In a letter sent to every team racing the Tour de France and Tour de France Femmes avec Zwift, the UCI’s Head of Road and Innovation, Mick Rogers, politely requested that teams cease to use sleeved number fixation systems like the one produced by NoPinz. The issue is visibility, as the sleeved systems can make it more difficult to read rider numbers.

The letter, obtained by CyclingTips, strikes an interesting balance between apologetic and stern. Rogers “kindly requests” that during all road stages “rider numbers are fixed on the outer layer of the jersey/skinsuit and not placed in pin-less number fixation systems/pockets.” There is no threat of additional consequences for teams that do not comply, and an exception is made for time trials, including the prologue in Copenhagen next week.

The letter goes on to list the relevant UCI rules:

Article 1.3.029: “No item of clothing may hide the lettering on the jersey or the rider’s identification number, particularly in competition and at official ceremonies.”

Article 1.3.076: “Riders shall ensure that their identification number is visible and legible at all times. The identification number shall be well fixed and may not be folded or altered.”

The number sleeves stick to a jersey or shorts and hold a rider’s race number inside. They have gained popularity in recent years alongside the rise of the road-stage skinsuit and an ever-increasing focus on aerodynamic efficiency. The century-old tradition of pinning a number to one’s rear pockets before each race day has slowly given way to a peel-and-stick approach that can result in modest aerodynamic gains albeit at immeasurable cost to one’s style and self-worth. It’s a tradeoff more and more pros are willing to make.
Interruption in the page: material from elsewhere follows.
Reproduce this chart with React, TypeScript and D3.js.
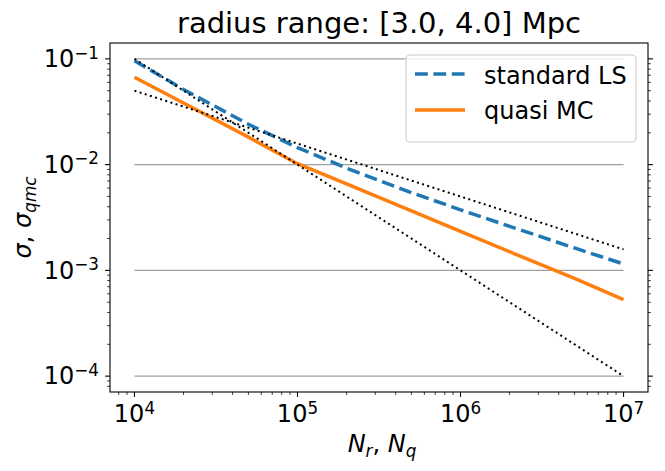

A flapping number, as any amateur racer can tell you, can be the difference between a sure victory and ignominious defeat.

The UCI’s issue with the sleeves is that they can be difficult to see through in the wrong light and the numbers can get crumpled inside them, making the number hard to read.

“Several cycling stakeholders (UCI commissaires, Race Organisers, Cycling Media and Fans) have raised their concerns about the lack of visibility of rider numbers placed in pin- less number fixation systems/pockets (NoPinz and similar),” the letter reads.

The UCI is currently discussing an alternative number fixation system, according to the letter. Perhaps this sticky number pocket scourge is the impetus needed for permanent rider numbers.